Task goal ::
Below are the records; extract from them the line containing "Rebuild this chart" to the line containing "41.6, 43.0, 43.9];", both lines included, exactly and with no pictures.

Data rows ::
* * * *
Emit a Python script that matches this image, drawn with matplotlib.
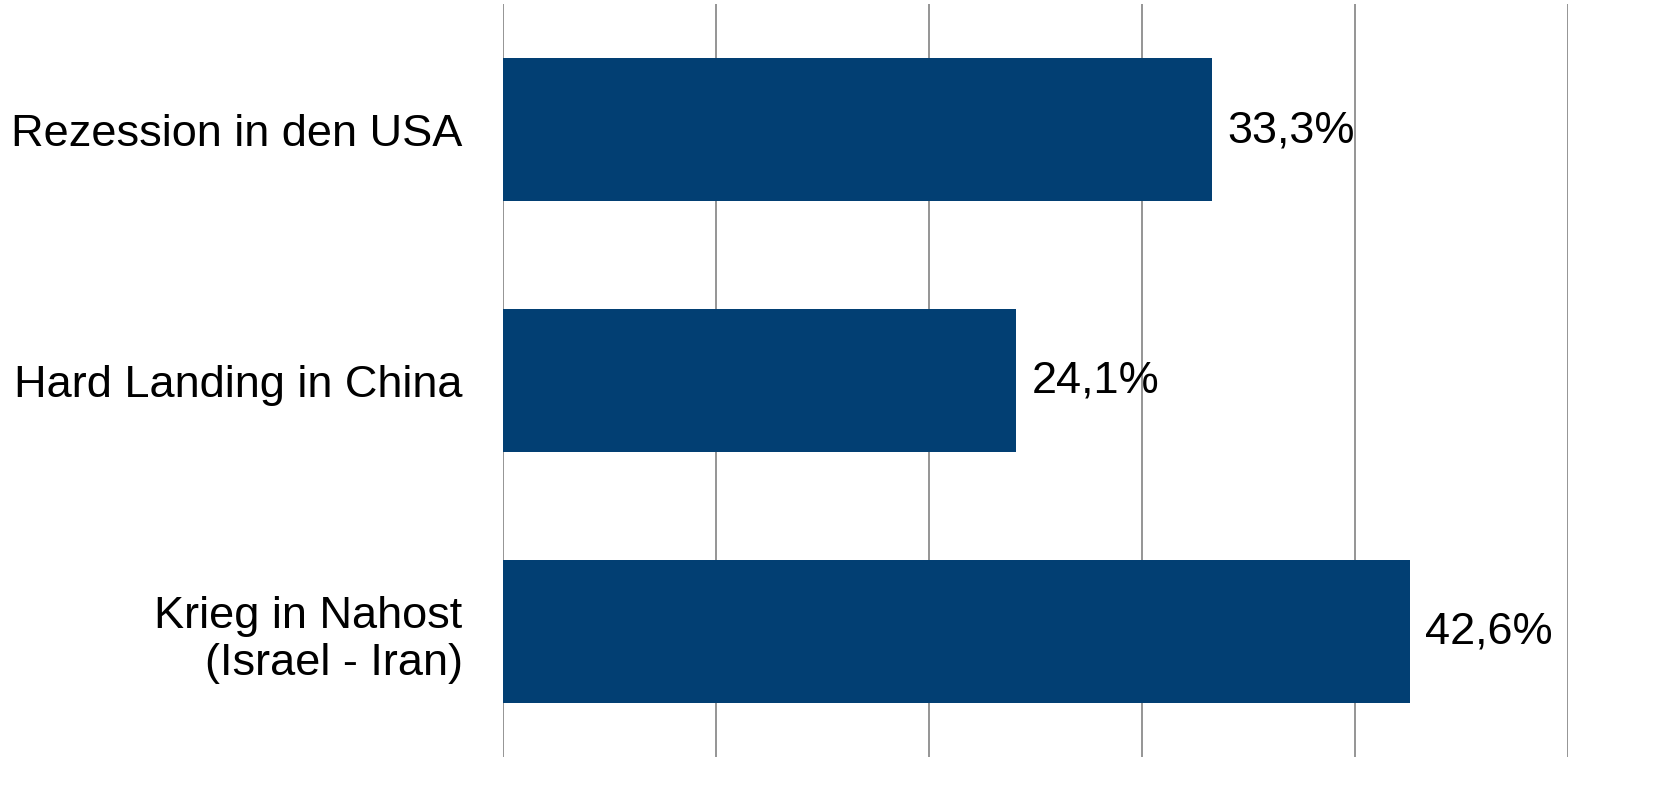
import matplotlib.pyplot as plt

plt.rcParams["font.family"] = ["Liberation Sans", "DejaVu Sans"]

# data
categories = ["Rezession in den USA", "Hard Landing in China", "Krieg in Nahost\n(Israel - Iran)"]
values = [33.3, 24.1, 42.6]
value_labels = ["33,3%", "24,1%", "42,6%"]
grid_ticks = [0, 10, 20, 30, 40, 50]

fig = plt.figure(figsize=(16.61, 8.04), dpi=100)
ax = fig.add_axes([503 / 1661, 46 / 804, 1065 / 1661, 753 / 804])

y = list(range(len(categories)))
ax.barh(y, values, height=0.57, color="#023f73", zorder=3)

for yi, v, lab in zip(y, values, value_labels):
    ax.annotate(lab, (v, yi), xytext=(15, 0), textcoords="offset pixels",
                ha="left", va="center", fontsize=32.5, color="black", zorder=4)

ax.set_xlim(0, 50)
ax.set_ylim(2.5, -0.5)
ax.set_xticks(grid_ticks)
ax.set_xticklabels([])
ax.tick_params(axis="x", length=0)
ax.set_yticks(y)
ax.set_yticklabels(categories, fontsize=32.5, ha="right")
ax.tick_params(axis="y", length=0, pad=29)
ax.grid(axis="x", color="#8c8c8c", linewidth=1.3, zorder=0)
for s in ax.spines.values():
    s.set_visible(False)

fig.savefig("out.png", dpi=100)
* * * *
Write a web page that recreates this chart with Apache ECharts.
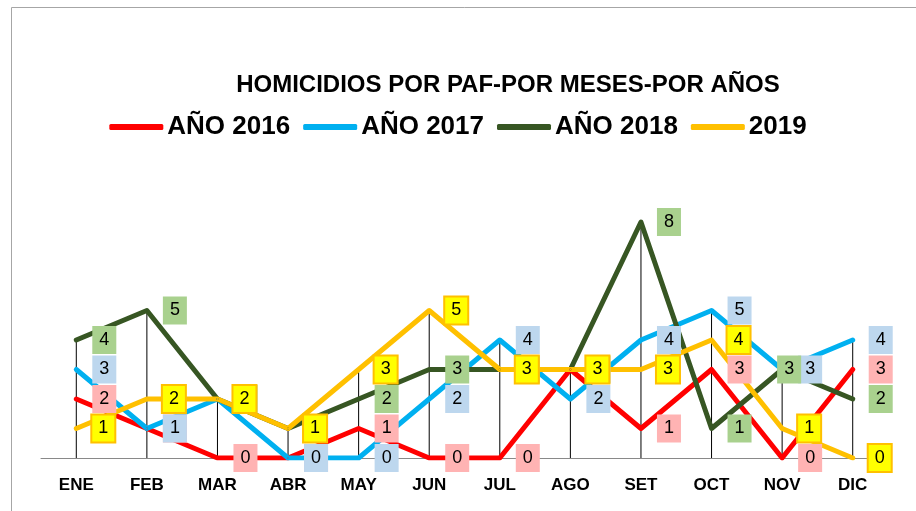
* * * *
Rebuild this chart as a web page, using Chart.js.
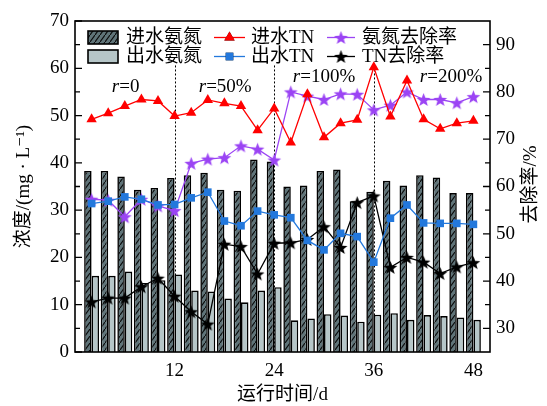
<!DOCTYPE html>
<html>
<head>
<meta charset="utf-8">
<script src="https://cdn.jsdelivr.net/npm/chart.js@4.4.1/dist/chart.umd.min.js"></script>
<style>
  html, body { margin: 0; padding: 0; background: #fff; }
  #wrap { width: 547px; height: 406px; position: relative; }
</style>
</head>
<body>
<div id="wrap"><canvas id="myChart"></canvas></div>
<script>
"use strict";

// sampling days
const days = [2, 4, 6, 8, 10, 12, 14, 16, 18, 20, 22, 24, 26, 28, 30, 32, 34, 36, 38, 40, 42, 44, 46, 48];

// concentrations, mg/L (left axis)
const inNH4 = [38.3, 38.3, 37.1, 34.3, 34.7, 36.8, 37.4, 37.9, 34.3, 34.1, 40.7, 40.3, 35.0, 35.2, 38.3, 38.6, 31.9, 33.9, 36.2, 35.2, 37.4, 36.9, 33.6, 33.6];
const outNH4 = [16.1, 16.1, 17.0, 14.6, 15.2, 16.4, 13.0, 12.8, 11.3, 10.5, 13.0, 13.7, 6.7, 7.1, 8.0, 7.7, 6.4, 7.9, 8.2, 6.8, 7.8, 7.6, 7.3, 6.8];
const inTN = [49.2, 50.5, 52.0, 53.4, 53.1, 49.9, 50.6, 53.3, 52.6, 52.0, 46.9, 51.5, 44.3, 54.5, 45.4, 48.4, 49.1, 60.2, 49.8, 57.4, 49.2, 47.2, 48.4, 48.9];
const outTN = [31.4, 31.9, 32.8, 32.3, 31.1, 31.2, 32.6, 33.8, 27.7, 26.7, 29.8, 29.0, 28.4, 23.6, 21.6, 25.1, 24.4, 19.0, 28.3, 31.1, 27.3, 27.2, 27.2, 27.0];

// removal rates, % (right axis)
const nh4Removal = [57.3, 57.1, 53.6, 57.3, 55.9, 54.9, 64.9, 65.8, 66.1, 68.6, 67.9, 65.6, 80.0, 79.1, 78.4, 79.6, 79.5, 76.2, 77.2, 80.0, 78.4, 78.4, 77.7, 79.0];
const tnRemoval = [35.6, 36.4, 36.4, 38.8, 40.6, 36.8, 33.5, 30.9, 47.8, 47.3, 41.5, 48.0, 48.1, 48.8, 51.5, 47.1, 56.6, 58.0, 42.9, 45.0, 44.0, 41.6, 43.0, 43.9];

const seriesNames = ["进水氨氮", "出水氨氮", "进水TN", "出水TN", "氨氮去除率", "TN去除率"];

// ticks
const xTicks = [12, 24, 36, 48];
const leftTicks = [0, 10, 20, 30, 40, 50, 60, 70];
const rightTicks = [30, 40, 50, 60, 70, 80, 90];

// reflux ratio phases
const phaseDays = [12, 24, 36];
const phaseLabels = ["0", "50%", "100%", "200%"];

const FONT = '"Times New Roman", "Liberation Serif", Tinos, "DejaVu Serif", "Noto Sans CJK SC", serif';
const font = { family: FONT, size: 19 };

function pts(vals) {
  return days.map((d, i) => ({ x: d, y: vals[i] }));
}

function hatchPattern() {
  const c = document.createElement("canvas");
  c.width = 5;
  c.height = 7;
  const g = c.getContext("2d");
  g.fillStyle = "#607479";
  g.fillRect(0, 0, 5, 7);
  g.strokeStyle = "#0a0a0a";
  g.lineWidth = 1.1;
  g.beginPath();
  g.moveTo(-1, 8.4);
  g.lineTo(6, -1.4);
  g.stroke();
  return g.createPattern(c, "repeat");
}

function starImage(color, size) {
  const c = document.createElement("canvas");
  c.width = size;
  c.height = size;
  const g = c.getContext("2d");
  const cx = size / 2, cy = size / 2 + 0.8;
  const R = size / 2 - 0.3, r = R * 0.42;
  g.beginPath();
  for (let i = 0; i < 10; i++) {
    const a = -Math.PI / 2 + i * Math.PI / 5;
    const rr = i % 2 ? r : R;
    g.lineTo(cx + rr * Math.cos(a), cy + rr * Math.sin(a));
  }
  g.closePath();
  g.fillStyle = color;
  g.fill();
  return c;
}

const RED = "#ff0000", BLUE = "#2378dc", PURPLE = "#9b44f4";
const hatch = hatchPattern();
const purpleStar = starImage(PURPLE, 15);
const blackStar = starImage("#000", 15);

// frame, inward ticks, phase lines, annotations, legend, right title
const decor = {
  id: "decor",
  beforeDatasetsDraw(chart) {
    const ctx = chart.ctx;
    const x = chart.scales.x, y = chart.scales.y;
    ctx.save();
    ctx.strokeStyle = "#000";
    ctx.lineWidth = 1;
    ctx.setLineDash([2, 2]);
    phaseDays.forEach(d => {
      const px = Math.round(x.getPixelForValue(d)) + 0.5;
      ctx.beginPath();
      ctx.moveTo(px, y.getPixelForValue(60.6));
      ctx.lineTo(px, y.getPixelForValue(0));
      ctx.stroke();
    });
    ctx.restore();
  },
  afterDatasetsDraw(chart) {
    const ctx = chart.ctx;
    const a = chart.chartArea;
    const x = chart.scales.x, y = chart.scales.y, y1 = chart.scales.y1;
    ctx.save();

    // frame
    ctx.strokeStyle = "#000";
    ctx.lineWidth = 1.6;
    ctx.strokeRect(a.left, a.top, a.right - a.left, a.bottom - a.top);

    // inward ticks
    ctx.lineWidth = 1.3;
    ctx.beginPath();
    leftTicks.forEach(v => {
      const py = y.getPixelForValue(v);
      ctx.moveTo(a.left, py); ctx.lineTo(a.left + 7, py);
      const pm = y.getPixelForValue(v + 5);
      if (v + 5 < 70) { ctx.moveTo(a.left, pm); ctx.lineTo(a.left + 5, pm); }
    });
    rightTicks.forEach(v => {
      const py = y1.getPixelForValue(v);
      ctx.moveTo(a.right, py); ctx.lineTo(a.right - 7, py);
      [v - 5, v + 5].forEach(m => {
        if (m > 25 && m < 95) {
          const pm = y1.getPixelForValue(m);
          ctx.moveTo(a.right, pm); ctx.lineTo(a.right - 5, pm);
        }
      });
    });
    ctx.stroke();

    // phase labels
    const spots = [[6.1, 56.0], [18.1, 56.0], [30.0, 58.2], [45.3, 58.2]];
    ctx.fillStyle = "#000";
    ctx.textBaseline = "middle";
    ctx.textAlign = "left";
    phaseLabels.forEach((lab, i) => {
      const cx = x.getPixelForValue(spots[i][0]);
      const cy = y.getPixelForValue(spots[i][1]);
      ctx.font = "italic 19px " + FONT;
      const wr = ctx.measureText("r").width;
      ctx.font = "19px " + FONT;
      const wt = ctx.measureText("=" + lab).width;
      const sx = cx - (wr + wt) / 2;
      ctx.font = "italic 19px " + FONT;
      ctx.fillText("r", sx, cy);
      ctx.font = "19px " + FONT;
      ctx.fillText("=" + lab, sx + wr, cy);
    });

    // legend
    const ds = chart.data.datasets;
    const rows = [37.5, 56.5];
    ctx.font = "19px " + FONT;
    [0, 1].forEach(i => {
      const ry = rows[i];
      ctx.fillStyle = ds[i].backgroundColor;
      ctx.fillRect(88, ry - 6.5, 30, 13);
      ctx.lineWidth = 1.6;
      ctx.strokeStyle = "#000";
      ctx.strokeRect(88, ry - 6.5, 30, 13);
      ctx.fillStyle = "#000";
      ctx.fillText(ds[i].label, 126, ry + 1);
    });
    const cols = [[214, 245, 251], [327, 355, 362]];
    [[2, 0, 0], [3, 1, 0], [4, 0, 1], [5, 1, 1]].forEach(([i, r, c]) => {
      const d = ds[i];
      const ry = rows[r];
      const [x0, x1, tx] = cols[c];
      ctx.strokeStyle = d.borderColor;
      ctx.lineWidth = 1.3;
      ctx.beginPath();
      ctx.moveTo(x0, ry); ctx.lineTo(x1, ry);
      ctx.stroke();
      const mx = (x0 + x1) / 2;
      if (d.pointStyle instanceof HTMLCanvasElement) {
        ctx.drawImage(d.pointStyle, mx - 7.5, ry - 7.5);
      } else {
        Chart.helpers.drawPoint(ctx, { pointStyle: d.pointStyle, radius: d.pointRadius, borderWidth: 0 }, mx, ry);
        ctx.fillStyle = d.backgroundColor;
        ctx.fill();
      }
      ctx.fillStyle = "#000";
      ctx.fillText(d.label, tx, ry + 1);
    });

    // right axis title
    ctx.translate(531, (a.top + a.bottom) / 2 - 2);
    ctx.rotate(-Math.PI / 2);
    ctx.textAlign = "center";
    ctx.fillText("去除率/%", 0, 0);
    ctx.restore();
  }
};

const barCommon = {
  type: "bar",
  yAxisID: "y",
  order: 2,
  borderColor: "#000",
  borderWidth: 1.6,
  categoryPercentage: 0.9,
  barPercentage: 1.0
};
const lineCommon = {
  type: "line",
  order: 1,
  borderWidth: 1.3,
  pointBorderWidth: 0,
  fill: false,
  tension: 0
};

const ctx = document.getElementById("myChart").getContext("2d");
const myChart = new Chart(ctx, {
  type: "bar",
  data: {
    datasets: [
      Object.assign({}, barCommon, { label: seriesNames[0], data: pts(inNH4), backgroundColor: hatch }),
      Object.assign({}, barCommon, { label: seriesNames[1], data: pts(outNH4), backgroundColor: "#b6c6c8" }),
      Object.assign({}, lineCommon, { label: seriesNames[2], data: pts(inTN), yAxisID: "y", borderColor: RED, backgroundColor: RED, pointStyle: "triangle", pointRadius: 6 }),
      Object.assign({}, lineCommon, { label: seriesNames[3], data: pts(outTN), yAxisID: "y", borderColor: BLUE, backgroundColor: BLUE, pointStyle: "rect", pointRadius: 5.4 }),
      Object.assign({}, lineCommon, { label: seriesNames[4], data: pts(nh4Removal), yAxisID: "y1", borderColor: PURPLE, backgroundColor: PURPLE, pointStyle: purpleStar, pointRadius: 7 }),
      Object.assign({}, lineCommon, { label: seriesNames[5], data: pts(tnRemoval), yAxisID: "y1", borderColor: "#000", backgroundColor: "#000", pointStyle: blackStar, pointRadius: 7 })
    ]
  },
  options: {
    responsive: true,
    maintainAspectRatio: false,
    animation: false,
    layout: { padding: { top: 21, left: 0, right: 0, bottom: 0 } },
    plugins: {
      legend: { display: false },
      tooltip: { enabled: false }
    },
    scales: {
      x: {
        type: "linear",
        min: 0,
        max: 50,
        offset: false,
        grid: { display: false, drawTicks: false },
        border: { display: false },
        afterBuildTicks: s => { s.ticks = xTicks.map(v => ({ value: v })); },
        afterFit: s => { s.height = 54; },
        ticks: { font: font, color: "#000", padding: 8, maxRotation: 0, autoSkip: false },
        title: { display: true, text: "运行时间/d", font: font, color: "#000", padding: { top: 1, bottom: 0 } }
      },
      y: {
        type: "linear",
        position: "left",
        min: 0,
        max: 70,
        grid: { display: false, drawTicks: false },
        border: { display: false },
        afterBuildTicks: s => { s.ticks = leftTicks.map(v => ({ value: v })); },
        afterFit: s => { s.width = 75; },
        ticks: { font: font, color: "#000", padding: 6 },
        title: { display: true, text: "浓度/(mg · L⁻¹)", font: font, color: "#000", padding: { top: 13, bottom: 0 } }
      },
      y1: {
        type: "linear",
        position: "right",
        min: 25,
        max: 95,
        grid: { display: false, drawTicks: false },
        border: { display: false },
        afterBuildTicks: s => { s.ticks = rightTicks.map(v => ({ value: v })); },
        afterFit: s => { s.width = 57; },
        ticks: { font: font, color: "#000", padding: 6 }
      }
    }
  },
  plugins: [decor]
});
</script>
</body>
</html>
* * * *
Exercise answer ::
Rebuild this chart as a web page, using Chart.js.
<!DOCTYPE html>
<html>
<head>
<meta charset="utf-8">
<script src="https://cdn.jsdelivr.net/npm/chart.js@4.4.1/dist/chart.umd.min.js"></script>
<style>
  html, body { margin: 0; padding: 0; background: #fff; }
  #wrap { width: 547px; height: 406px; position: relative; }
</style>
</head>
<body>
<div id="wrap"><canvas id="myChart"></canvas></div>
<script>
"use strict";

// sampling days
const days = [2, 4, 6, 8, 10, 12, 14, 16, 18, 20, 22, 24, 26, 28, 30, 32, 34, 36, 38, 40, 42, 44, 46, 48];

// concentrations, mg/L (left axis)
const inNH4 = [38.3, 38.3, 37.1, 34.3, 34.7, 36.8, 37.4, 37.9, 34.3, 34.1, 40.7, 40.3, 35.0, 35.2, 38.3, 38.6, 31.9, 33.9, 36.2, 35.2, 37.4, 36.9, 33.6, 33.6];
const outNH4 = [16.1, 16.1, 17.0, 14.6, 15.2, 16.4, 13.0, 12.8, 11.3, 10.5, 13.0, 13.7, 6.7, 7.1, 8.0, 7.7, 6.4, 7.9, 8.2, 6.8, 7.8, 7.6, 7.3, 6.8];
const inTN = [49.2, 50.5, 52.0, 53.4, 53.1, 49.9, 50.6, 53.3, 52.6, 52.0, 46.9, 51.5, 44.3, 54.5, 45.4, 48.4, 49.1, 60.2, 49.8, 57.4, 49.2, 47.2, 48.4, 48.9];
const outTN = [31.4, 31.9, 32.8, 32.3, 31.1, 31.2, 32.6, 33.8, 27.7, 26.7, 29.8, 29.0, 28.4, 23.6, 21.6, 25.1, 24.4, 19.0, 28.3, 31.1, 27.3, 27.2, 27.2, 27.0];

// removal rates, % (right axis)
const nh4Removal = [57.3, 57.1, 53.6, 57.3, 55.9, 54.9, 64.9, 65.8, 66.1, 68.6, 67.9, 65.6, 80.0, 79.1, 78.4, 79.6, 79.5, 76.2, 77.2, 80.0, 78.4, 78.4, 77.7, 79.0];
const tnRemoval = [35.6, 36.4, 36.4, 38.8, 40.6, 36.8, 33.5, 30.9, 47.8, 47.3, 41.5, 48.0, 48.1, 48.8, 51.5, 47.1, 56.6, 58.0, 42.9, 45.0, 44.0, 41.6, 43.0, 43.9];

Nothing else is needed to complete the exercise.